# Input data
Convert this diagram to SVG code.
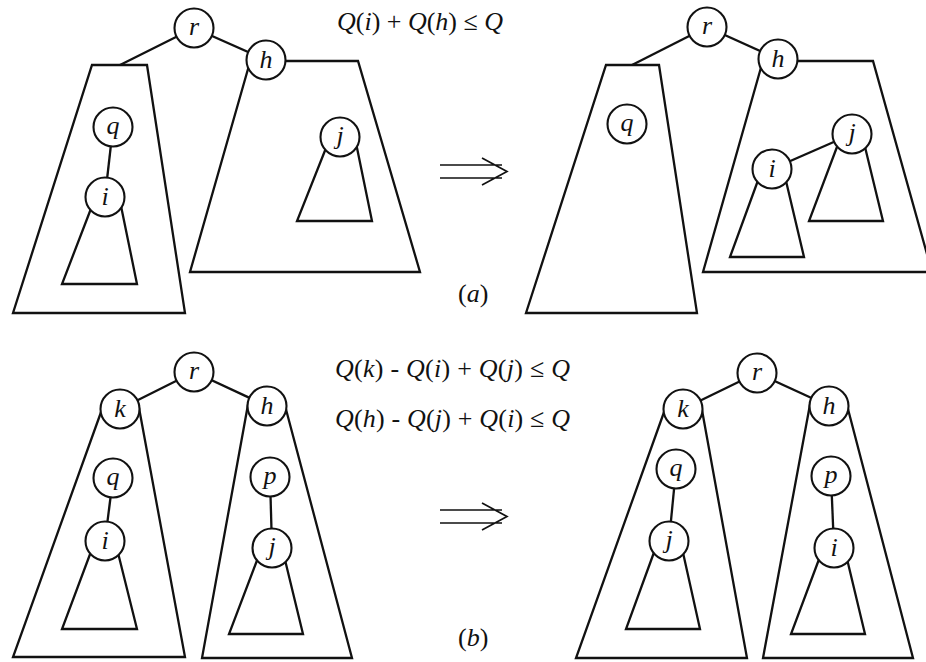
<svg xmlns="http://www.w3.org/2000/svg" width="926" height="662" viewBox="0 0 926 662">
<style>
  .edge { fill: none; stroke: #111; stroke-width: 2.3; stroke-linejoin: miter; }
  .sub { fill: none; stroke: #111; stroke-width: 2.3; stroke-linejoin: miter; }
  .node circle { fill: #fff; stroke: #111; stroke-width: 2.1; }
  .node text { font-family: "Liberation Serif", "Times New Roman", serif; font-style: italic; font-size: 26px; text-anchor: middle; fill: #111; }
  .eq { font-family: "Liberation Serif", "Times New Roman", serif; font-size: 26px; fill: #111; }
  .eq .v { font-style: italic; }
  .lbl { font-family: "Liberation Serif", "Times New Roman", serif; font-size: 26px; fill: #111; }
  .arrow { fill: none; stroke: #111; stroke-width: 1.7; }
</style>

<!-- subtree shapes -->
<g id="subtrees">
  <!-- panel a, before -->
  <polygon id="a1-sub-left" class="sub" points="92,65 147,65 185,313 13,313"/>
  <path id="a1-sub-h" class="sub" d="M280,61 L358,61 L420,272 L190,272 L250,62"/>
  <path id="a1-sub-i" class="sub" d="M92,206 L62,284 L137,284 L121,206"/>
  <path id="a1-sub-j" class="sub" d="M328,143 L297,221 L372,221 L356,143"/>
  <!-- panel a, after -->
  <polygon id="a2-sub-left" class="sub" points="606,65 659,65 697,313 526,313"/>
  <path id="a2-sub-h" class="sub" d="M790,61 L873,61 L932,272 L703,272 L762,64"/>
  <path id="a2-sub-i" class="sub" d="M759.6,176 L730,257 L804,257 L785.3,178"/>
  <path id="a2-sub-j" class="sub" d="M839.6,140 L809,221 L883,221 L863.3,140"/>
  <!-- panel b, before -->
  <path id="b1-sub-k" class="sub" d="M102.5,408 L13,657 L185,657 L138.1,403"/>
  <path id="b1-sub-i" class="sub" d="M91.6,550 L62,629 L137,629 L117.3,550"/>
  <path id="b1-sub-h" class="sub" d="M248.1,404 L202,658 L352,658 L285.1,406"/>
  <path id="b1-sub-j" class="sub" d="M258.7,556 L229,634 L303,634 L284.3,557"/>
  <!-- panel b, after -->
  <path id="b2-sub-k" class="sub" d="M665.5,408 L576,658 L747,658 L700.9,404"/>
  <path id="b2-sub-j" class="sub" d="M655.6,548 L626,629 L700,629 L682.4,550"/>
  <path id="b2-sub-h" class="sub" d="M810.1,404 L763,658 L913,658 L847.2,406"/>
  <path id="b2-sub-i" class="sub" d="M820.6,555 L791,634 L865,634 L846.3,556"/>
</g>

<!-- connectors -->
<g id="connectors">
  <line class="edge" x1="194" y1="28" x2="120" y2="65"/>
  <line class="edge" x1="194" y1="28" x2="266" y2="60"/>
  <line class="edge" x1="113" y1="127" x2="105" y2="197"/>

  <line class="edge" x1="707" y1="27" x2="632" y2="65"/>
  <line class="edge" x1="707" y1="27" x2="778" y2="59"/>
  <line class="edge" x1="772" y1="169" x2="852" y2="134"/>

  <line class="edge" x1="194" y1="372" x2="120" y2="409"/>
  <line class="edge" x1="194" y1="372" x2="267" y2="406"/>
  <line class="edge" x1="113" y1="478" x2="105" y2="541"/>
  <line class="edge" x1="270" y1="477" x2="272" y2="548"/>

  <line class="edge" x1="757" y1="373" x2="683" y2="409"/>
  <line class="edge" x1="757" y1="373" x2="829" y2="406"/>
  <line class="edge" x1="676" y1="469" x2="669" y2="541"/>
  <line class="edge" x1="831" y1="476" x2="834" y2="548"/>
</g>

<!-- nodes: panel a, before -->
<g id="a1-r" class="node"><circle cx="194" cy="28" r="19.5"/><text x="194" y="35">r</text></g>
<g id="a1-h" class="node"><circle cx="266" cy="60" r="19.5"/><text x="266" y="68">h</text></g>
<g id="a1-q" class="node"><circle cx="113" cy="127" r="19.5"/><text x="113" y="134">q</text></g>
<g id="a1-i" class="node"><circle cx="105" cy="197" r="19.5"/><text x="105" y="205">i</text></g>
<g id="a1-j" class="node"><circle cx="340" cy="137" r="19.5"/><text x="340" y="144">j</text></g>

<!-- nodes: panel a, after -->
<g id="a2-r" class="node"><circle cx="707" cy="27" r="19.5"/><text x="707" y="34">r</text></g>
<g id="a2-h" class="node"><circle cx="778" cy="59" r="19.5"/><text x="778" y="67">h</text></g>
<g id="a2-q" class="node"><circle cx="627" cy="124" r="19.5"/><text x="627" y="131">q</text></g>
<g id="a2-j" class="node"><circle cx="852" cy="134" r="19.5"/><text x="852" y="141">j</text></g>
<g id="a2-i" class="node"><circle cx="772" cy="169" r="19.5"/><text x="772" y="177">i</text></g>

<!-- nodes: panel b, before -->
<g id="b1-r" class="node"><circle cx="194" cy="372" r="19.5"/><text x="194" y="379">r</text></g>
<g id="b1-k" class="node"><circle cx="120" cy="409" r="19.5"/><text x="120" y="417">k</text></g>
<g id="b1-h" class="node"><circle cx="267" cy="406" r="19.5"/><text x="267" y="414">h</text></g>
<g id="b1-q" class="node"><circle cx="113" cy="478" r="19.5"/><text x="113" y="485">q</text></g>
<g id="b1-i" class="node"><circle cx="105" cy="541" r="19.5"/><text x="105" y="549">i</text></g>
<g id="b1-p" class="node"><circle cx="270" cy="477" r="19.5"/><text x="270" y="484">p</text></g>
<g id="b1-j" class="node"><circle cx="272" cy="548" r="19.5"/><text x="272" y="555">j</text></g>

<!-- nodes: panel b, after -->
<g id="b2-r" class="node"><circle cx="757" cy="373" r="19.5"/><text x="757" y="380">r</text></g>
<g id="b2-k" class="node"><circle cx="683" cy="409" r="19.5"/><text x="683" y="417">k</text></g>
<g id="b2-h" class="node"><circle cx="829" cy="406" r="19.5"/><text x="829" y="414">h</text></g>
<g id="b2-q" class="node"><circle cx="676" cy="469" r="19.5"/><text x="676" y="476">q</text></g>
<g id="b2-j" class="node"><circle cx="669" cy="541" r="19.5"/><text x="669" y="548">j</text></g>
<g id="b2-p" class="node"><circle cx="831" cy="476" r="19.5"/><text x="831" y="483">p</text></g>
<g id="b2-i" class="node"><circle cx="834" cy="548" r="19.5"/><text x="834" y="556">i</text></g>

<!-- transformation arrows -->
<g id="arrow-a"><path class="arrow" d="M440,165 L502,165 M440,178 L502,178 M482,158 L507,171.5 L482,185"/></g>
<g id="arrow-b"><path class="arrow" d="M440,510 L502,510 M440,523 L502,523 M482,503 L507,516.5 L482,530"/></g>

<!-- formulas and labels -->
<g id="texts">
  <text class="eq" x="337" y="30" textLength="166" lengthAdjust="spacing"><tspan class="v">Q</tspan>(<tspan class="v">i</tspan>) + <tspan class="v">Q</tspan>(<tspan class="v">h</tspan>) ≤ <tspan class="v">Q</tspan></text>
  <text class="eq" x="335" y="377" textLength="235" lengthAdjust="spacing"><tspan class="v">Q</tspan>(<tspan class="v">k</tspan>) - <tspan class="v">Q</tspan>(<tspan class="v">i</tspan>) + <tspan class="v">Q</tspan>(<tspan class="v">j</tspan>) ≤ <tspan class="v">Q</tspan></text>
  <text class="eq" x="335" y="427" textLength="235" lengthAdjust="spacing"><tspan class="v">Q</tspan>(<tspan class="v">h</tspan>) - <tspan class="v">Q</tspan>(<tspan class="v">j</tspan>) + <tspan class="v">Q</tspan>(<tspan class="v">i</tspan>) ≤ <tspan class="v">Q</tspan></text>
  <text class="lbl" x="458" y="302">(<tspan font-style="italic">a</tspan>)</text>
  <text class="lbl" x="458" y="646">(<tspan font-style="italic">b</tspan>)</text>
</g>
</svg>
==
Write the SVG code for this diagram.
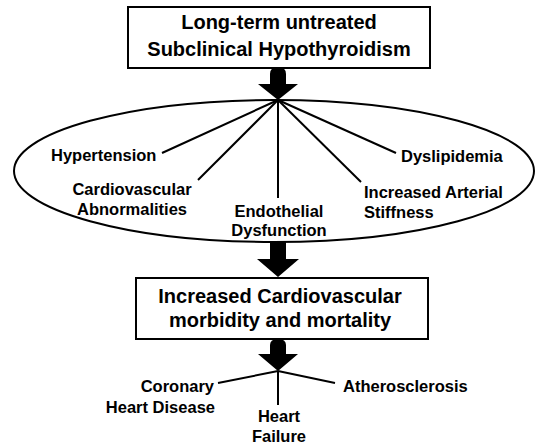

# What is needed
Each line in the data that holds the string "code" should be found and copied.

# Output for this task
Convert this diagram to SVG code.
Write the SVG code for this diagram.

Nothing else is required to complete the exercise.